### Data segment:
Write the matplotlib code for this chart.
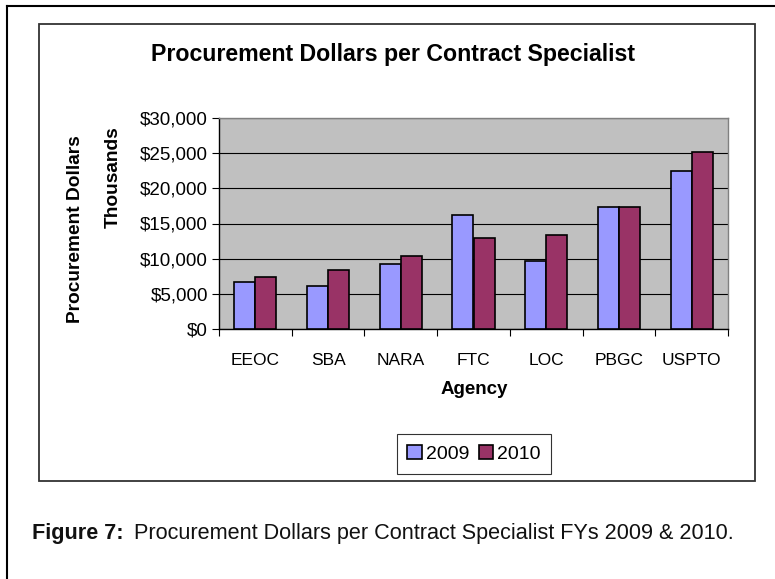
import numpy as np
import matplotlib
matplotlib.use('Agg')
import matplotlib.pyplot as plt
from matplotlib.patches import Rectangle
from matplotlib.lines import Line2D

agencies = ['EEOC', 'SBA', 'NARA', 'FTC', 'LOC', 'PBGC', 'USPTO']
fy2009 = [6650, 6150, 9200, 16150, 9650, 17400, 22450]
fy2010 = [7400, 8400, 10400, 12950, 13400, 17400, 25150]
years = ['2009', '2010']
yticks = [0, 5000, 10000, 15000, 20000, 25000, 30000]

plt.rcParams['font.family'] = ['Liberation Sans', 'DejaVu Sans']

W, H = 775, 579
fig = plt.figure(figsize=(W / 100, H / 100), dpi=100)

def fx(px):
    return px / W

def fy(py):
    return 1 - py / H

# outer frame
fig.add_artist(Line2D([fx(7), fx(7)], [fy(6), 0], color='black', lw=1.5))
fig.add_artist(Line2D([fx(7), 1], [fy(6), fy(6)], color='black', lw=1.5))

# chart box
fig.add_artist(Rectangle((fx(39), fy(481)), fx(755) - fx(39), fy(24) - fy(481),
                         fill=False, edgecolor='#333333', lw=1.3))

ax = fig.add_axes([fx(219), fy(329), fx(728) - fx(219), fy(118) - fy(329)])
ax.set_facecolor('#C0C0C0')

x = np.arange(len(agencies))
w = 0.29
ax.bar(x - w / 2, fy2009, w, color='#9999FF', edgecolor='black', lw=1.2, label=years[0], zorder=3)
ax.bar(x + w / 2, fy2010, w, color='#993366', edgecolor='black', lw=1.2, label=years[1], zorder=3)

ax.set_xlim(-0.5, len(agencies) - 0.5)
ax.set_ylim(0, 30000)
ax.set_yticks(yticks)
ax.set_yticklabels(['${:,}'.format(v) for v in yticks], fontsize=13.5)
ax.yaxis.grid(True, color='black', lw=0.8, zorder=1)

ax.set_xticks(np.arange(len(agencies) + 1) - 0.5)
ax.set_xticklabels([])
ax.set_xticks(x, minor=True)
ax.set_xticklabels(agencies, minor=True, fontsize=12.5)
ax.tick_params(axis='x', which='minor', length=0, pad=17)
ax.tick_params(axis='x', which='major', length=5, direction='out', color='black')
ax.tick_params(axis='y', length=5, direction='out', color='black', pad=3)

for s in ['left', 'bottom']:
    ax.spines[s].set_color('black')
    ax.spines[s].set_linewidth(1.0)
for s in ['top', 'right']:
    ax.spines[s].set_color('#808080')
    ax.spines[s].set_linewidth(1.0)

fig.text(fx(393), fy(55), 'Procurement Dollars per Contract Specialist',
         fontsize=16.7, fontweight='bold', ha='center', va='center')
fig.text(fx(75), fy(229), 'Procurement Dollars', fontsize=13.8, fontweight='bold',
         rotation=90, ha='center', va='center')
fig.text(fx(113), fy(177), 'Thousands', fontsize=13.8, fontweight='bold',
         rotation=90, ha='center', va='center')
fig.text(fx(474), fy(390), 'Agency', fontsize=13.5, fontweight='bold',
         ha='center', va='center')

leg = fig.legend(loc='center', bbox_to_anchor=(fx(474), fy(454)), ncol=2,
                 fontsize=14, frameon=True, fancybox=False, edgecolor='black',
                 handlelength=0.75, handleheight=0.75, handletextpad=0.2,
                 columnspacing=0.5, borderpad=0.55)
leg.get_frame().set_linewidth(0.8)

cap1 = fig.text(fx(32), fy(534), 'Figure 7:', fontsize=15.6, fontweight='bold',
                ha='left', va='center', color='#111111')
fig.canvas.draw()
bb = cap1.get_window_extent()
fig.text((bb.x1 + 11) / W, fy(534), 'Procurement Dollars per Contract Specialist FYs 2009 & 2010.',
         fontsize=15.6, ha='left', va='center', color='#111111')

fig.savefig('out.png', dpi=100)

### Exercise description:
Copy out the listing exactly as it stands, but not the pictures.

### The output:
Write the matplotlib code for this chart.
import numpy as np
import matplotlib
matplotlib.use('Agg')
import matplotlib.pyplot as plt
from matplotlib.patches import Rectangle
from matplotlib.lines import Line2D

agencies = ['EEOC', 'SBA', 'NARA', 'FTC', 'LOC', 'PBGC', 'USPTO']
fy2009 = [6650, 6150, 9200, 16150, 9650, 17400, 22450]
fy2010 = [7400, 8400, 10400, 12950, 13400, 17400, 25150]
years = ['2009', '2010']
yticks = [0, 5000, 10000, 15000, 20000, 25000, 30000]

plt.rcParams['font.family'] = ['Liberation Sans', 'DejaVu Sans']

W, H = 775, 579
fig = plt.figure(figsize=(W / 100, H / 100), dpi=100)

def fx(px):
    return px / W

def fy(py):
    return 1 - py / H

# outer frame
fig.add_artist(Line2D([fx(7), fx(7)], [fy(6), 0], color='black', lw=1.5))
fig.add_artist(Line2D([fx(7), 1], [fy(6), fy(6)], color='black', lw=1.5))

# chart box
fig.add_artist(Rectangle((fx(39), fy(481)), fx(755) - fx(39), fy(24) - fy(481),
                         fill=False, edgecolor='#333333', lw=1.3))

ax = fig.add_axes([fx(219), fy(329), fx(728) - fx(219), fy(118) - fy(329)])
ax.set_facecolor('#C0C0C0')

x = np.arange(len(agencies))
w = 0.29
ax.bar(x - w / 2, fy2009, w, color='#9999FF', edgecolor='black', lw=1.2, label=years[0], zorder=3)
ax.bar(x + w / 2, fy2010, w, color='#993366', edgecolor='black', lw=1.2, label=years[1], zorder=3)

ax.set_xlim(-0.5, len(agencies) - 0.5)
ax.set_ylim(0, 30000)
ax.set_yticks(yticks)
ax.set_yticklabels(['${:,}'.format(v) for v in yticks], fontsize=13.5)
ax.yaxis.grid(True, color='black', lw=0.8, zorder=1)

ax.set_xticks(np.arange(len(agencies) + 1) - 0.5)
ax.set_xticklabels([])
ax.set_xticks(x, minor=True)
ax.set_xticklabels(agencies, minor=True, fontsize=12.5)
ax.tick_params(axis='x', which='minor', length=0, pad=17)
ax.tick_params(axis='x', which='major', length=5, direction='out', color='black')
ax.tick_params(axis='y', length=5, direction='out', color='black', pad=3)

for s in ['left', 'bottom']:
    ax.spines[s].set_color('black')
    ax.spines[s].set_linewidth(1.0)
for s in ['top', 'right']:
    ax.spines[s].set_color('#808080')
    ax.spines[s].set_linewidth(1.0)

fig.text(fx(393), fy(55), 'Procurement Dollars per Contract Specialist',
         fontsize=16.7, fontweight='bold', ha='center', va='center')
fig.text(fx(75), fy(229), 'Procurement Dollars', fontsize=13.8, fontweight='bold',
         rotation=90, ha='center', va='center')
fig.text(fx(113), fy(177), 'Thousands', fontsize=13.8, fontweight='bold',
         rotation=90, ha='center', va='center')
fig.text(fx(474), fy(390), 'Agency', fontsize=13.5, fontweight='bold',
         ha='center', va='center')

leg = fig.legend(loc='center', bbox_to_anchor=(fx(474), fy(454)), ncol=2,
                 fontsize=14, frameon=True, fancybox=False, edgecolor='black',
                 handlelength=0.75, handleheight=0.75, handletextpad=0.2,
                 columnspacing=0.5, borderpad=0.55)
leg.get_frame().set_linewidth(0.8)

cap1 = fig.text(fx(32), fy(534), 'Figure 7:', fontsize=15.6, fontweight='bold',
                ha='left', va='center', color='#111111')
fig.canvas.draw()
bb = cap1.get_window_extent()
fig.text((bb.x1 + 11) / W, fy(534), 'Procurement Dollars per Contract Specialist FYs 2009 & 2010.',
         fontsize=15.6, ha='left', va='center', color='#111111')

fig.savefig('out.png', dpi=100)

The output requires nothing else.